In known processes for the shape removal machining of workpieces as are used, for example, in milling processes in machine tool and shaping, the workpiece, which is to be machined to a desired contour in the fabrication processes, is machined with a milling head of a milling machine in a shape-removal procedure. Processes are known in which the reactive movement between the relating mill head and the workpiece to be machined is possible along three linear axes. These three linear axes are typically at angles of 90° to one another and define an orthogonal three-axis coordinate system.
For the machining of more complicated workpiece shapes, especially shapes with deep cavities and/or with undercuts, such three-axis strategies in which the rotating tool is maintained systematically perpendicular to a planar main machining plane are, however, often not sufficient. This, in not the least problem, can permit collisions in regions of steeper geometry of the workpiece between the workpiece and the rotating tool, or its tool holder, or other machine elements.
To avoid such collisions or to enable improvement in the cutting conditions, three-axis relative movements between the tool and the workpiece often are not longer sufficient. For these cases, machining processes are known in which, by providing additional pivotal movements of the workpiece and/or the tool about one or more pivot axes, the machining can be improved. The provision of the two additional pivotal axes of the machine enables the tool to assume orientations which are not orthogonal to the axes of the cartesian machine coordinate system. Depending upon the number of these additional rotary or pivotal axes, one may have reference to 4-axis or 5-axis machining or, alternately, also to 3+1 axes or 3+2 axes machining. In these cases, a machine-specific formulation of a (NC) or Numerical Control program is required. Independently from the kinematics of the machine, the inclined orientation of the tool to the workpiece can also be described by a unit vector of the tool orientation which enables programming in a machine-independent mode. For this purpose in the program of the angle of the unit feature, or the axis for the tool orientation, the programming requires explicitly defining each point for the machining operation.
To establish a collision-free 5-axis machining program, initially a calculation is made without an inclined positioning of the rotatable tool, after which, to avoid collisions between the tool and the workpiece, the angle required is integrated subsequently in the program for the requisite position of the tool. The tool setting required for the collision-free machining can either be estimated for the critical regions which may occur, determined by CAD programs, or established by so-called “teaching” in testing of the machining program on the machine. Advantageously, in this method, a relatively simple arrangement of adjoining machining regions is provided so that the controls of the machining paths can be controlled relatively well. Nevertheless, the system requires comparatively high costs to ensure collision-free machining since the movement paths of the tool and workpiece holder must either be tested on a point-by-point basis, or must be simulated using additional simulation software, or both.

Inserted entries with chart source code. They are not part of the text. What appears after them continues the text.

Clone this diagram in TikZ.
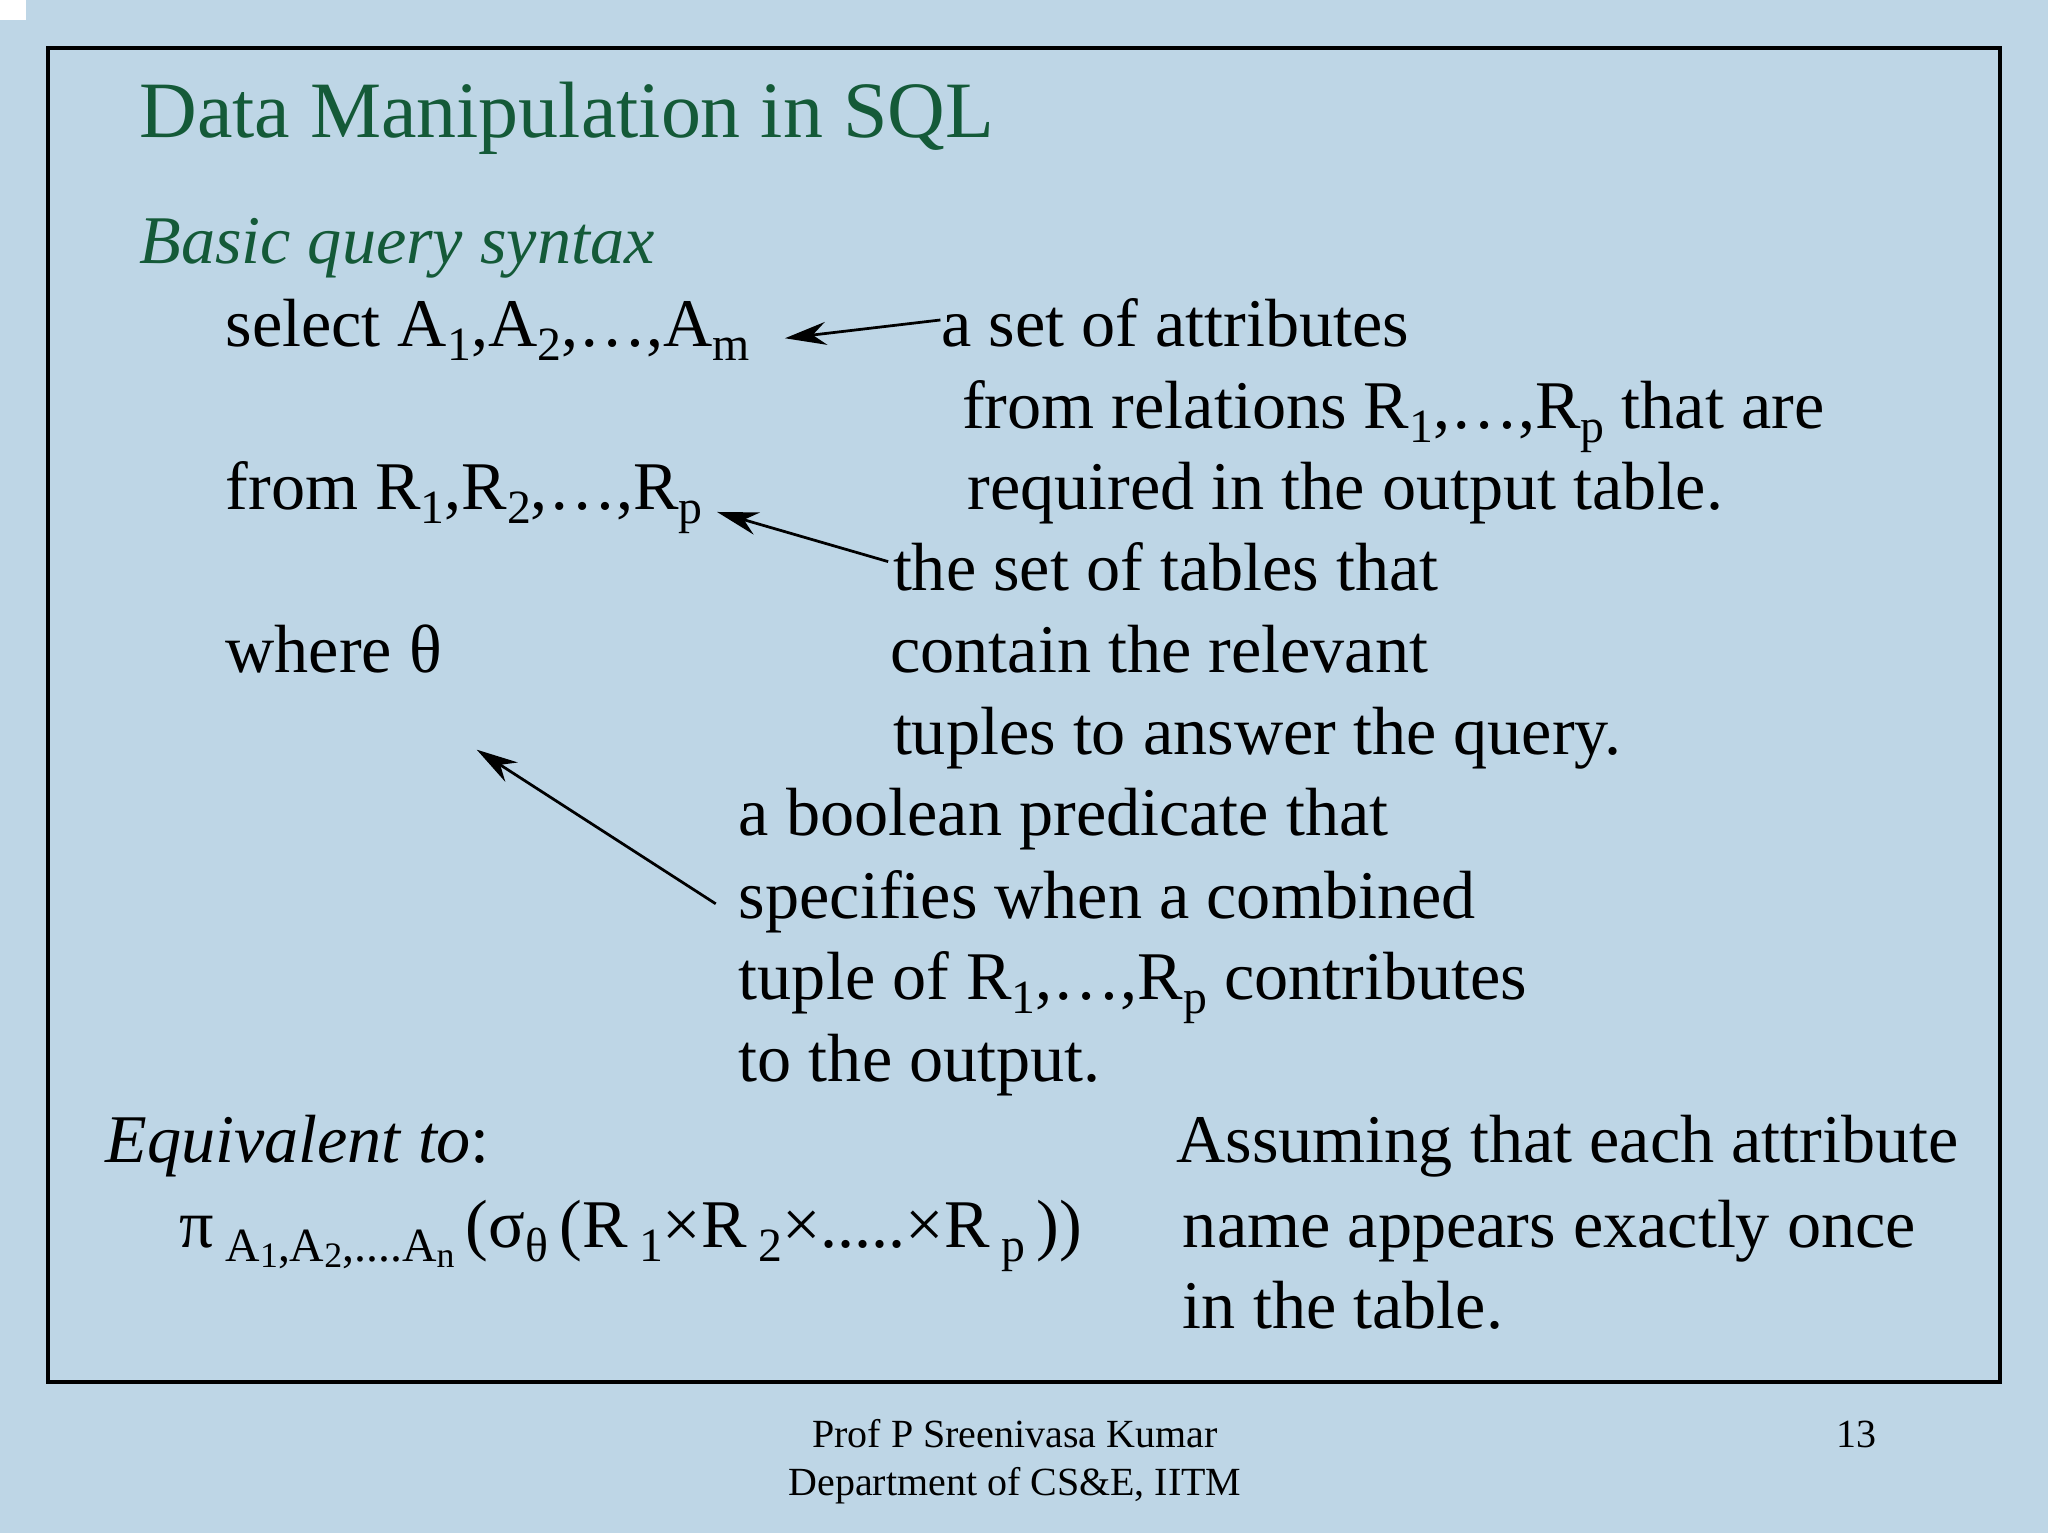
\documentclass[tikz,border=0pt]{standalone}
\usepackage{fontspec}
\setmainfont{Liberation Serif}
\usetikzlibrary{arrows.meta}
\definecolor{bg}{HTML}{BED6E6}
\definecolor{ttl}{HTML}{145A38}
\newcommand{\sbs}[1]{\raisebox{-0.45ex}{\scalebox{0.7}{#1}}}
\newcommand{\ssbs}[1]{\raisebox{-0.3ex}{\scalebox{0.75}{#1}}}
\tikzset{
  t/.style={anchor=base west,inner sep=0pt,font=\fontsize{14.85pt}{18pt}\selectfont},
  arr/.style={-{Stealth[length=9pt,width=5pt]},line width=0.6pt},
  foot/.style={anchor=base,inner sep=0pt,font=\fontsize{8.7pt}{10pt}\selectfont}
}
\begin{document}
\begin{tikzpicture}[x=0.01cm,y=-0.01cm]
\fill[bg] (0,0) rectangle (1568,1174);
\fill[white] (0,0) rectangle (20,15);
\useasboundingbox (0,0) rectangle (1568,1174);
\draw[line width=0.8pt] (37,37) rectangle (1531,1058);
\node[t,text=ttl,font=\fontsize{17.4pt}{22pt}\selectfont] (title) at (106,105) {Data Manipulation in SQL};
\node[t,text=ttl] (basic) at (106,202) {\itshape Basic query syntax};
\node[t] (sel) at (172,265) {select A\sbs{1},A\sbs{2},…,A\sbs{m}};
\node[t] (from) at (172,390) {from R\sbs{1},R\sbs{2},…,R\sbs{p}};
\node[t] (where) at (172,515) {where θ};
\node[t] (c1) at (720,265) {a set of attributes};
\node[t] (c2) at (736,328) {from relations R\sbs{1},…,R\sbs{p} that are};
\node[t] (c3) at (740,390) {required in the output table.};
\node[t] (d1) at (683,452) {the set of tables that};
\node[t] (d2) at (681,515) {contain the relevant};
\node[t] (d3) at (683,578) {tuples to answer the query.};
\node[t] (e1) at (565,640) {a boolean predicate that};
\node[t] (e2) at (565,703) {specifies when a combined};
\node[t] (e3) at (565,765) {tuple of R\sbs{1},…,R\sbs{p} contributes};
\node[t] (e4) at (565,828) {to the output.};
\node[t] (eq) at (80,890) {\itshape Equivalent to\upshape:};
\node[t] (form) at (137,955) {π\,\sbs{A\ssbs{1},A\ssbs{2},....A\ssbs{n}}\,(σ\sbs{θ}\,(R\,\sbs{1}×R\,\sbs{2}×.....×R\,\sbs{p}\,))};
\node[t] (f1) at (900,890) {Assuming that each attribute};
\node[t] (f2) at (905,955) {name appears exactly once};
\node[t] (f3) at (905,1017) {in the table.};
\coordinate (a1s) at (720,245); \coordinate (a1e) at (601,259);
\coordinate (a2s) at (680,430); \coordinate (a2e) at (549,392);
\coordinate (a3s) at (548,692); \coordinate (a3e) at (365,574);
\draw[arr] (a1s) -- (a1e);
\draw[arr] (a2s) -- (a2e);
\draw[arr] (a3s) -- (a3e);
\node[foot] (ft1) at (777,1108) {Prof P Sreenivasa Kumar};
\node[foot] (ft2) at (777,1145) {Department of CS\&E, IITM};
\node[foot] (pg) at (1421,1108) {13};
\end{tikzpicture}
\end{document}
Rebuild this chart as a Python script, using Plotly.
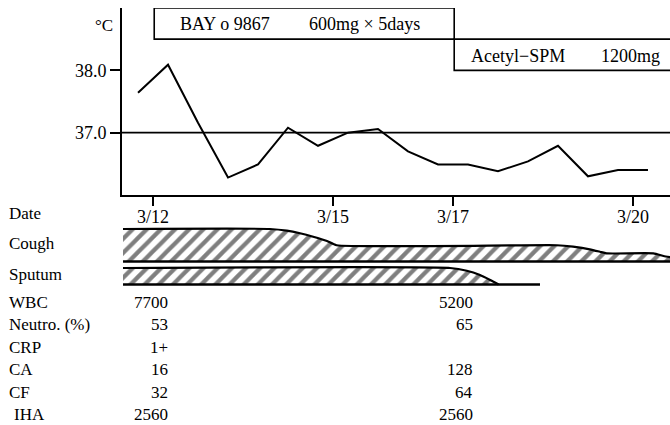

In a further machining method for segmentwise fixed tool settings, the machining operation is calculated with a corresponding tilted coordinate system which can result in a tested collision-free operation over an entire machining region. However, for this method a secondary higher cost must be taken into consideration because of the need for more complex machining segments with the collision-free settings that frequently can only be determined by iterative processes. As a consequence, the overall controlling of the pattern of the machining paths is more difficult.
An alternative to the described methods is the creation of so-called 5-axis simultaneous programs, that is, machining programs in which simultaneous movements of the machine tool, both along the linear axis and also the pivotal axis, are created. In this case, the setting of the rotating tool can be varied permanently with its advance along its machining path.
The problems in this process lie less in the theoretical concepts than in the limitations of the machine tool which is generally used because their mechanical, or control, and regulation technology characteristics frequently do not afford the requisite machining processions or supply the desired machining qualities. Thus, with simultaneous 5-axis machining by presently available machining technology, there are very narrow limitations. The kinetic configuration of the machine tools typically require heavy machine tools and frequently large spacings between the pivot axes and the workpieces so that, even in the construction of the tool, the smallest imperfections in the movement patterns of the rotating tool can have a significant negative effect on the processes of the machining results. The inertia of the moving masses of the pivotal toolhead also can have a negative effect on the dimensional stability in the machining of the workpiece. Thus, for example, control errors in the segment of minutes of a degree can lead to deviations in the workpiece contour of several tenths of a mm. In machine tool operations, typical precisions only in the range of 0.005 mm to up to 0.03 mm may be tolerable. As a result, the suitability of such machines for 5-axis simultaneous machining is greatly limited.